◆ EXERCISE GOAL: Gather all lines containing the string "this" and copy them out.

◆ DATASET:
· · · · ·
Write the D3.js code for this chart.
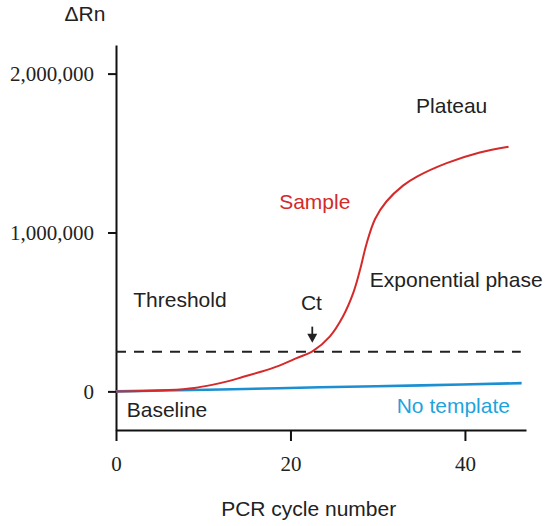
· · · · ·
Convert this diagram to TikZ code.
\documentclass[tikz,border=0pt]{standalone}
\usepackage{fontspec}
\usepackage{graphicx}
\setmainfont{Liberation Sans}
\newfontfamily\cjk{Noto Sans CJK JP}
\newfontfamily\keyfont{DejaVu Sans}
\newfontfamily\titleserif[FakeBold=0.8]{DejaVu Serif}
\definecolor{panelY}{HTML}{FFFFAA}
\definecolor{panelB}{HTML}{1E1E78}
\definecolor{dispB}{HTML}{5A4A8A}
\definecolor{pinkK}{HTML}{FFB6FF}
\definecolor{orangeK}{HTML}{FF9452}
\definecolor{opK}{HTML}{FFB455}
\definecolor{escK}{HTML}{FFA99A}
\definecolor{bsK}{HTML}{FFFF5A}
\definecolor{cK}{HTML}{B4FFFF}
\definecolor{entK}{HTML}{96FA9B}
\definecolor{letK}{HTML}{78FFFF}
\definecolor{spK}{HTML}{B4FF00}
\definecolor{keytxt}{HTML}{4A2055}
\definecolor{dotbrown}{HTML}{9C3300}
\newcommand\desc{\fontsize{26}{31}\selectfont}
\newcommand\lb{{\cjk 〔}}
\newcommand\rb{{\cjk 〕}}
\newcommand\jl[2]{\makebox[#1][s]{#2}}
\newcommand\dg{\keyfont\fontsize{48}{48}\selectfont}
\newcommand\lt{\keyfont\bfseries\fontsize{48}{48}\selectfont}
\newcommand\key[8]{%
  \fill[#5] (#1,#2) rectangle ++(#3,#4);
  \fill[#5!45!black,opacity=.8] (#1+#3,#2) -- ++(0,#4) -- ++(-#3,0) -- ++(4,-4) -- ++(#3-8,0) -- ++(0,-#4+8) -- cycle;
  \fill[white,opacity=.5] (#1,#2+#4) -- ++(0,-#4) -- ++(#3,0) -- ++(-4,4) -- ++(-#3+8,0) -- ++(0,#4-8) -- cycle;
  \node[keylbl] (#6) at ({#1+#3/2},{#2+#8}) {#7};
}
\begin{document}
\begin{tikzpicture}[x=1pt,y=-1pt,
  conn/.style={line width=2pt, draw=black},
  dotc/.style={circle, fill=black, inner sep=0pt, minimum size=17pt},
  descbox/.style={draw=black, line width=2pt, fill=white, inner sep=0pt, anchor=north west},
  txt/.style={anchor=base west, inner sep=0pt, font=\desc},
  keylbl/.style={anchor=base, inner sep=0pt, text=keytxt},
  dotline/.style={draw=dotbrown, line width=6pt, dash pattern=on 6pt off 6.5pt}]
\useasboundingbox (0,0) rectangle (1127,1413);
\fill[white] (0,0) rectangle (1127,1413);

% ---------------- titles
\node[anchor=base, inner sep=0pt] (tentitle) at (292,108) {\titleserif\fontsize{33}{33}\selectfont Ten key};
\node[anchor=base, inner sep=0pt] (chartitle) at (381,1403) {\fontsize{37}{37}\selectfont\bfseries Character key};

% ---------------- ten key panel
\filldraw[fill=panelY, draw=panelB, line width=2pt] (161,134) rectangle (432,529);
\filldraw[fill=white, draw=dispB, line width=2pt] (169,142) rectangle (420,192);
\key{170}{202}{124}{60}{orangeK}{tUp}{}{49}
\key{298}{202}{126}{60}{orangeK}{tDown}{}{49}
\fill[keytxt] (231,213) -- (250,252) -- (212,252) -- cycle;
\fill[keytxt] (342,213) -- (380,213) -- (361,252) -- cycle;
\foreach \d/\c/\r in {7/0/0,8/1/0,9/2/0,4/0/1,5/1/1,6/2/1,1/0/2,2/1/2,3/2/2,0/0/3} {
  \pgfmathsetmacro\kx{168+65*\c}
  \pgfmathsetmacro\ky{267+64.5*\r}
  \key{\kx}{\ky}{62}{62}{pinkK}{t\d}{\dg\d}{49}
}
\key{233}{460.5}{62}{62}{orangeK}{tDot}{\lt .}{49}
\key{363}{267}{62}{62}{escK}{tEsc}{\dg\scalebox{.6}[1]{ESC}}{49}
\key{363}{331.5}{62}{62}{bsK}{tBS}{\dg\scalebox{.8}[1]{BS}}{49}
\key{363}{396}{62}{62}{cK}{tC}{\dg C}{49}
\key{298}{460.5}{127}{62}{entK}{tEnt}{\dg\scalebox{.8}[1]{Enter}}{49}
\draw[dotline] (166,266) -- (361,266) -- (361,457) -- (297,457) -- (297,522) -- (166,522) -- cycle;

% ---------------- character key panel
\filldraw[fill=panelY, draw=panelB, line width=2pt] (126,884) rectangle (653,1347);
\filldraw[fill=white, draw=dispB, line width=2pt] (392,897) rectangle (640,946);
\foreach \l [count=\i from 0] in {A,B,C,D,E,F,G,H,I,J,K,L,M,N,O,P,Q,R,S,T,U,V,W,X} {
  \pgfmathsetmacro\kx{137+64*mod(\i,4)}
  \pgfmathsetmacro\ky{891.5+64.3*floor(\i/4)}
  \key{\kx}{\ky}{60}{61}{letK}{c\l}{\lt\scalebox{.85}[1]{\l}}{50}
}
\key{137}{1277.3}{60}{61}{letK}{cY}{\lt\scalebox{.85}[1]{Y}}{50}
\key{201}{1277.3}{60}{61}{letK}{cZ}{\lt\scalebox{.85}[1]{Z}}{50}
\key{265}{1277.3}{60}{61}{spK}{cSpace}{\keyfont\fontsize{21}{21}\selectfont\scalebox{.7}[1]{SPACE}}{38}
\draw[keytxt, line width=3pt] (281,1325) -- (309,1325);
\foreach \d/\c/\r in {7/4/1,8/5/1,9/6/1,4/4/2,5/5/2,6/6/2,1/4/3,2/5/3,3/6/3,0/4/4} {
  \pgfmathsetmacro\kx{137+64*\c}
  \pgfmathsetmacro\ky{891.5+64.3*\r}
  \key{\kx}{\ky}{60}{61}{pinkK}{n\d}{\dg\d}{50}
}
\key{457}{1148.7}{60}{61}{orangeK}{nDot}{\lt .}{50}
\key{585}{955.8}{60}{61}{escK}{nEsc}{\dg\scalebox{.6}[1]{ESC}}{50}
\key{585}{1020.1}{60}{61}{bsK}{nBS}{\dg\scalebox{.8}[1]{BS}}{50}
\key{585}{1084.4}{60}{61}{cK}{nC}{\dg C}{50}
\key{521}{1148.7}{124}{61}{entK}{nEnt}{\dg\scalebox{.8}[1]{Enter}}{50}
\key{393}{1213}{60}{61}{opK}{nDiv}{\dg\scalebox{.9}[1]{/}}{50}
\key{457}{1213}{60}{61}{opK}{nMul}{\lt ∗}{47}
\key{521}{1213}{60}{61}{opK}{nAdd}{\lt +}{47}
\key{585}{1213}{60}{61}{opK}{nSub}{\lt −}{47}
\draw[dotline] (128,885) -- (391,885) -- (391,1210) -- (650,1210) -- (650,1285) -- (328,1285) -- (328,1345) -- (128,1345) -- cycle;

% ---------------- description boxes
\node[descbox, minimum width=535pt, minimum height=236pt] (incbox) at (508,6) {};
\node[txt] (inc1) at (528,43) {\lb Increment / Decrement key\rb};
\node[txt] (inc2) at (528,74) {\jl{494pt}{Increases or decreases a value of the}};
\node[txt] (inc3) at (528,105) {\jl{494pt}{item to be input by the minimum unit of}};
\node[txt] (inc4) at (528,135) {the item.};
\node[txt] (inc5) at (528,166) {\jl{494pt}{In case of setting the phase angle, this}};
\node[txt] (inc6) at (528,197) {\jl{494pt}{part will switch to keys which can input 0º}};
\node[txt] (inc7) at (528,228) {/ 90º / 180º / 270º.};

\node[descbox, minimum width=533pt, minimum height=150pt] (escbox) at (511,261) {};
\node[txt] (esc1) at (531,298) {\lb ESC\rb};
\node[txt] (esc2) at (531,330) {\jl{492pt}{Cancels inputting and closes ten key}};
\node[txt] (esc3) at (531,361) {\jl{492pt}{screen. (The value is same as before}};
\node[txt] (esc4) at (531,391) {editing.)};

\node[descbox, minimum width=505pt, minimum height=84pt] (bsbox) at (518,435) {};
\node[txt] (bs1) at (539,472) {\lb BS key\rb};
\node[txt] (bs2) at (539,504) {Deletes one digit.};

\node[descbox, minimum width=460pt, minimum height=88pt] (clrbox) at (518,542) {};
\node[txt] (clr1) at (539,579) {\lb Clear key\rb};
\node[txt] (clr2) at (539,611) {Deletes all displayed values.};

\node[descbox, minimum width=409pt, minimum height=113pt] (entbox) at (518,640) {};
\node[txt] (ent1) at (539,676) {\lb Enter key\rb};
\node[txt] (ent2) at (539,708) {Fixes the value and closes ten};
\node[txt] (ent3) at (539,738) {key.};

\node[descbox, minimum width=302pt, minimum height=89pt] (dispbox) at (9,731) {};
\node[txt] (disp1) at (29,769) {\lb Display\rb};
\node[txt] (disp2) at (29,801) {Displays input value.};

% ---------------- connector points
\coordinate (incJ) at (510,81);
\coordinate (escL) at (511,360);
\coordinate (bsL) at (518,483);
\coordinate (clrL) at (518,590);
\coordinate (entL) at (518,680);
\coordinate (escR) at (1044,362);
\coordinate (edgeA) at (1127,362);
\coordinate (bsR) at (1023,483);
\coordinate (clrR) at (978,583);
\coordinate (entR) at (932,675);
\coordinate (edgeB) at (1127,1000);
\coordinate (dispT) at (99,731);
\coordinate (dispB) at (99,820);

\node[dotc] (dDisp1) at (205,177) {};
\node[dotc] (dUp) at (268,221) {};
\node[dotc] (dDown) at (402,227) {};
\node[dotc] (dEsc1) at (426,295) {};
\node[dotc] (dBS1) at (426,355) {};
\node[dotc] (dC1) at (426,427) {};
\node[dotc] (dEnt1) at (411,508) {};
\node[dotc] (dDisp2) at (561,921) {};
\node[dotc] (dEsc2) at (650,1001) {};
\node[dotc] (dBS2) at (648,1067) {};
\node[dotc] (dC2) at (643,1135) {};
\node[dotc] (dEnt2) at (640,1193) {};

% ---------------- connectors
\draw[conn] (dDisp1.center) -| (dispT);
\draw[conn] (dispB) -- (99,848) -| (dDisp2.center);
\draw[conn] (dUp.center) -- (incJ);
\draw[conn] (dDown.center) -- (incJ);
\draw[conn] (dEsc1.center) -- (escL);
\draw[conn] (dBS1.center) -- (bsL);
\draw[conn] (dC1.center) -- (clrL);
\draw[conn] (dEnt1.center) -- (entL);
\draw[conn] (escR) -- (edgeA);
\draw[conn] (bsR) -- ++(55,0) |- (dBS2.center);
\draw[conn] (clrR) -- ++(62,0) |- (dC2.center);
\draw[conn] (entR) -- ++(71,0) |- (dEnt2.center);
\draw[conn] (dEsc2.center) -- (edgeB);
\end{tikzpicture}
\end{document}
· · · · ·
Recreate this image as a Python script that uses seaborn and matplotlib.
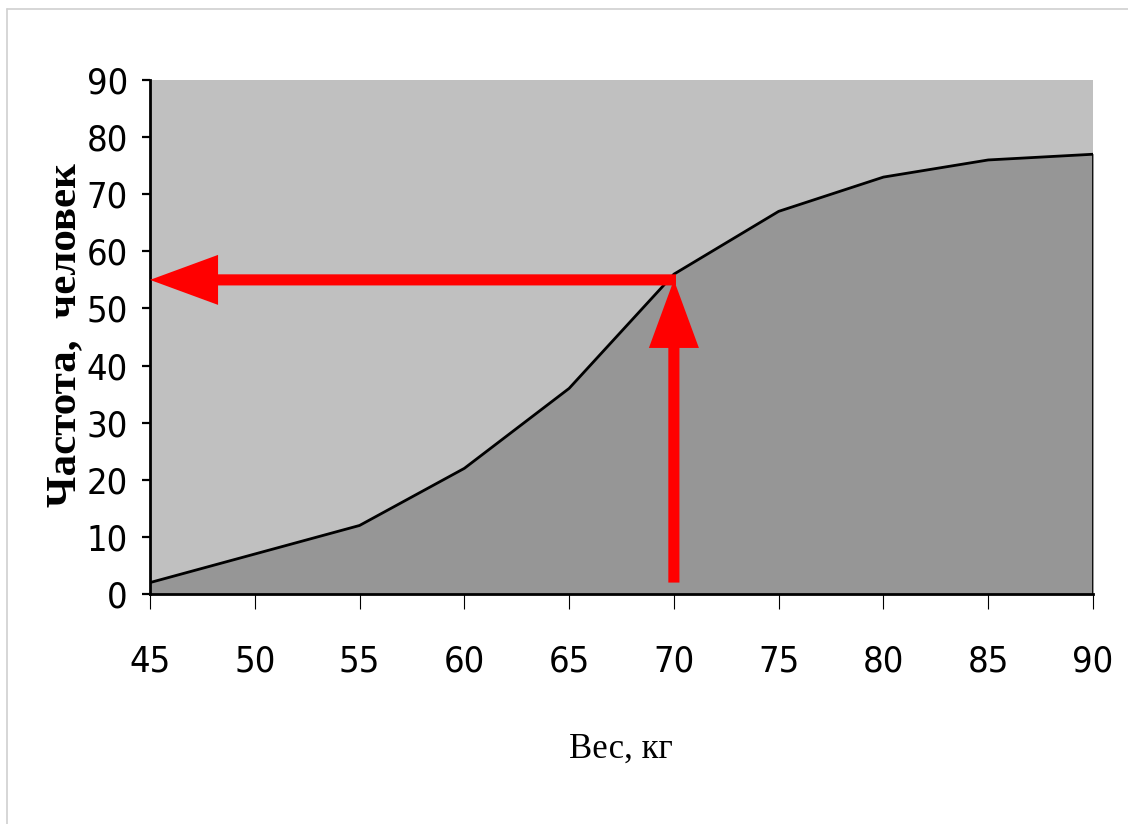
· · · · ·
◆ OUTPUT OF THE EXERCISE:
Write the D3.js code for this chart.
Convert this diagram to TikZ code.
\node[txt] (inc5) at (528,166) {\jl{494pt}{In case of setting the phase angle, this}};
Recreate this image as a Python script that uses seaborn and matplotlib.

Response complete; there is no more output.